__INSTRUCTIONS FOR THE TASK__. Check each line for the word "image" and report how many have it. Give nothing else.

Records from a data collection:
################
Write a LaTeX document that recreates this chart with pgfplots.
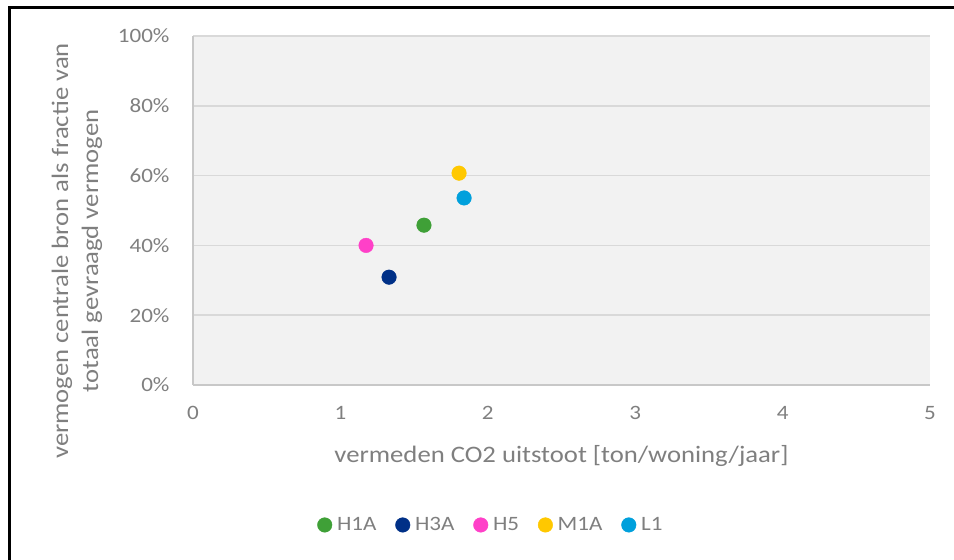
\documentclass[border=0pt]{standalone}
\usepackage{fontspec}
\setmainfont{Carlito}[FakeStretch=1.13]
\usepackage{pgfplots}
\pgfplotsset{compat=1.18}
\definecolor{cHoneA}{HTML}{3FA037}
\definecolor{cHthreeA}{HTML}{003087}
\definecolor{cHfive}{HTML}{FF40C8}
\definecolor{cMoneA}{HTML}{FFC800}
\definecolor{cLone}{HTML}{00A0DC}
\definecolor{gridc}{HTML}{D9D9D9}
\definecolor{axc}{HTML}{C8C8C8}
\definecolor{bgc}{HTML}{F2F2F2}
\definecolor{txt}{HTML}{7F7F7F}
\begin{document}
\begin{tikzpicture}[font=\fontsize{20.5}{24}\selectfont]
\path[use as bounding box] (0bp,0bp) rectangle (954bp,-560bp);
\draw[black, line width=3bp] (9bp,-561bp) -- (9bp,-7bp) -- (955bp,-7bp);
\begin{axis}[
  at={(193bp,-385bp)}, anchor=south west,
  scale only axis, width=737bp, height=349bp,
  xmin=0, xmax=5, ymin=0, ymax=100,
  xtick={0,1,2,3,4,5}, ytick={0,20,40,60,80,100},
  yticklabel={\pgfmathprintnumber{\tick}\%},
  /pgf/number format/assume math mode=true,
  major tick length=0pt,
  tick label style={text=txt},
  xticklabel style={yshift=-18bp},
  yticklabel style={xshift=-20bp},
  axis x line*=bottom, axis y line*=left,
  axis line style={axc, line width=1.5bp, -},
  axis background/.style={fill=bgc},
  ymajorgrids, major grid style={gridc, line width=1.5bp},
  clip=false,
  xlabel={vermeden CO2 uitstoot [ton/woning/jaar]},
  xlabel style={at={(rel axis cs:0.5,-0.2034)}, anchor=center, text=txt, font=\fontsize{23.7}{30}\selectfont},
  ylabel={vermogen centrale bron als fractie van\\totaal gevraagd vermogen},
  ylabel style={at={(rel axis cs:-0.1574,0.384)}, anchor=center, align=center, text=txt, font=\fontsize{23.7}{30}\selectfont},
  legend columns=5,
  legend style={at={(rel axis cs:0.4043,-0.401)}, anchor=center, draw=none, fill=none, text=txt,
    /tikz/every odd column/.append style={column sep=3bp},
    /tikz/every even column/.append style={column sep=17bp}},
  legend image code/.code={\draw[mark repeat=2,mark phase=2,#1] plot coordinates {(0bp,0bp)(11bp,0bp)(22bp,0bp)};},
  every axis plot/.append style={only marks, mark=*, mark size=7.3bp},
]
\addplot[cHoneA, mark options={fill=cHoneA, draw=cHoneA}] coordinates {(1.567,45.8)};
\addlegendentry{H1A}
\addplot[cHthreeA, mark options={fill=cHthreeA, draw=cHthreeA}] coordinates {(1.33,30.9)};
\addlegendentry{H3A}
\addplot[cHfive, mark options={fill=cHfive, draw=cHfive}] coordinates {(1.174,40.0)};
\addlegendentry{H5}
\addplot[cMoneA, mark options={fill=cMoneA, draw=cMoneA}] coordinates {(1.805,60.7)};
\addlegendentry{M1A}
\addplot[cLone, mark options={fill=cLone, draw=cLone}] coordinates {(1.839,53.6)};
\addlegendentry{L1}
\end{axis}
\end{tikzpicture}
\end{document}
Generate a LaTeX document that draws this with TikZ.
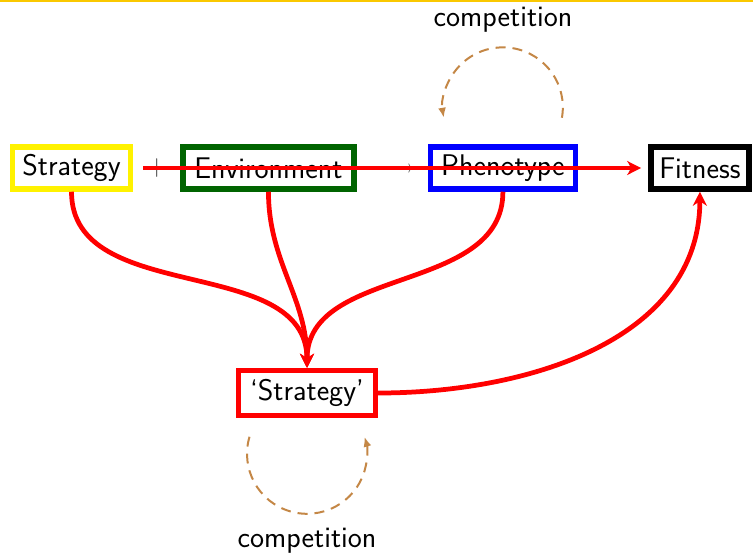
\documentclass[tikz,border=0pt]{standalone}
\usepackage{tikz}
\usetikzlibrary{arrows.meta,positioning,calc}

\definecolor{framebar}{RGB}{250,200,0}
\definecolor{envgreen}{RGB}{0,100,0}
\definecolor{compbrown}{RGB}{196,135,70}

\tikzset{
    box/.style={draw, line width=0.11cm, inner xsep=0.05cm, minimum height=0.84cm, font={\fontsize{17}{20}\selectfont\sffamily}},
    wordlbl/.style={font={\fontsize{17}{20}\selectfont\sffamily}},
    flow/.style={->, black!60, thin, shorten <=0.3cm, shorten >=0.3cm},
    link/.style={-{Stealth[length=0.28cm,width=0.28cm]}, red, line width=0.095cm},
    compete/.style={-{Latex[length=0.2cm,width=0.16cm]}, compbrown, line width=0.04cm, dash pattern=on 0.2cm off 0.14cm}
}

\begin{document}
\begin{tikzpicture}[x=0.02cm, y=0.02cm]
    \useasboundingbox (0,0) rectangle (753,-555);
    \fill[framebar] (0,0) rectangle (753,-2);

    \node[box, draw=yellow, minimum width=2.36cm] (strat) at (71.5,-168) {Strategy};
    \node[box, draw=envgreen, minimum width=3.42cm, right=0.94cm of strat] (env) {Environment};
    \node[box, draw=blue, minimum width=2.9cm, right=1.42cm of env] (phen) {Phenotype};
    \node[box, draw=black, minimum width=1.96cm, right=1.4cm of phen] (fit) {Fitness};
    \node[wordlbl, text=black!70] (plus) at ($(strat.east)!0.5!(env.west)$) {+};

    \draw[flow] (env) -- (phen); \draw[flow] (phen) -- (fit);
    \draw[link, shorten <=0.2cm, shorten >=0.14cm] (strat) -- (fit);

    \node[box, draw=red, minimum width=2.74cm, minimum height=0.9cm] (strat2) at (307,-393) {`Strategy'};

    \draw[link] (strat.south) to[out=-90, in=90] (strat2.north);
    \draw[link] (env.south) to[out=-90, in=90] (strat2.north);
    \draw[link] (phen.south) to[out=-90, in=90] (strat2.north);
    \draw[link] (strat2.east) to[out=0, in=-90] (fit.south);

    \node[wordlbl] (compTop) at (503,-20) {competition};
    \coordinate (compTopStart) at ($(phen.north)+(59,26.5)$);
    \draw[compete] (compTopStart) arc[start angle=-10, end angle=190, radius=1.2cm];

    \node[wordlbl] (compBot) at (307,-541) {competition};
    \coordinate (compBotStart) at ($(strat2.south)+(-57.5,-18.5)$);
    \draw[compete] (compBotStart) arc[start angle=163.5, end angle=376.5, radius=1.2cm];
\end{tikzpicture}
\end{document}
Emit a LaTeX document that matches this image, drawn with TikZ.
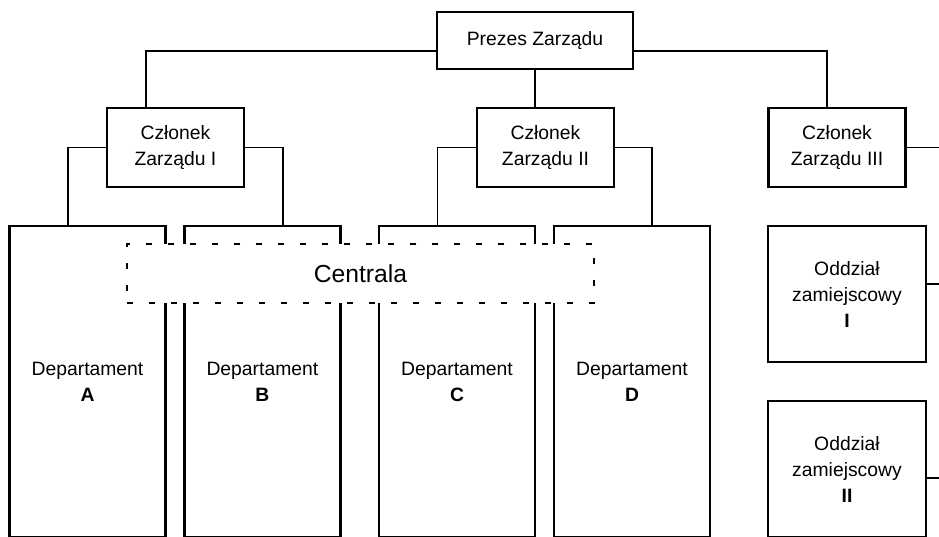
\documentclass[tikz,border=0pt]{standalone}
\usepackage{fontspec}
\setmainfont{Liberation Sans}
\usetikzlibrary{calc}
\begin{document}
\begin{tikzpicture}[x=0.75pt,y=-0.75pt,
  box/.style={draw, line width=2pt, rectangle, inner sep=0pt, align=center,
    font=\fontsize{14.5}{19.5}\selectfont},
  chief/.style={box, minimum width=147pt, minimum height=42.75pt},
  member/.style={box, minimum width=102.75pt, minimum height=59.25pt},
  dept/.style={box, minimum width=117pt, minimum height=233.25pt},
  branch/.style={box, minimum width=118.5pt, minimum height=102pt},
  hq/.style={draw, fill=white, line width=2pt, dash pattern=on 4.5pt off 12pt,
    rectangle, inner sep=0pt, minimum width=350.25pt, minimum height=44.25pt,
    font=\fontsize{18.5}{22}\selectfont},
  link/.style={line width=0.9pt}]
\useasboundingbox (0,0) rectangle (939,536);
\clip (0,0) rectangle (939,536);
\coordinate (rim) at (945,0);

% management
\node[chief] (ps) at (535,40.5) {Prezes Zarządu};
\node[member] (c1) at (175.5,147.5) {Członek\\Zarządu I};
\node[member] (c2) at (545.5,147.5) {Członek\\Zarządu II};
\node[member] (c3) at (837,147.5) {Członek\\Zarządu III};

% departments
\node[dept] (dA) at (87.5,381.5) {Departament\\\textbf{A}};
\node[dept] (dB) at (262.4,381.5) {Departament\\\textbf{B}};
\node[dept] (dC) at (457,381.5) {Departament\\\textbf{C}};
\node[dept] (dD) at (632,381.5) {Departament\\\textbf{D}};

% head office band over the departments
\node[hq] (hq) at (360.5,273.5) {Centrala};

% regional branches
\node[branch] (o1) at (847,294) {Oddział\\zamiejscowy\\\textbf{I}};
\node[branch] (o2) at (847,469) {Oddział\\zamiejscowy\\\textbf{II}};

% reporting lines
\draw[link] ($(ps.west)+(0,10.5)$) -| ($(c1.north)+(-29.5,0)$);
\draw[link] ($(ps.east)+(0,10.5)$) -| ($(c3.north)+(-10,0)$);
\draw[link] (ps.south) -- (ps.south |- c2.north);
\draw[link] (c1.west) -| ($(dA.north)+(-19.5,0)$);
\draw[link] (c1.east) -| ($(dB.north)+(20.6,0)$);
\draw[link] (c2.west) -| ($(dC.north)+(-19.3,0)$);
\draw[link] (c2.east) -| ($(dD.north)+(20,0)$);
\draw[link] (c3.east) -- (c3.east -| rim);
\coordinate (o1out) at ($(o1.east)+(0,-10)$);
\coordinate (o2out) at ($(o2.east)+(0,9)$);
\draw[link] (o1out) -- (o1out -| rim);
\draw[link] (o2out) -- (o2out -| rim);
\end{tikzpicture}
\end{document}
################
__SOLUTION TO THIS TASK__. 2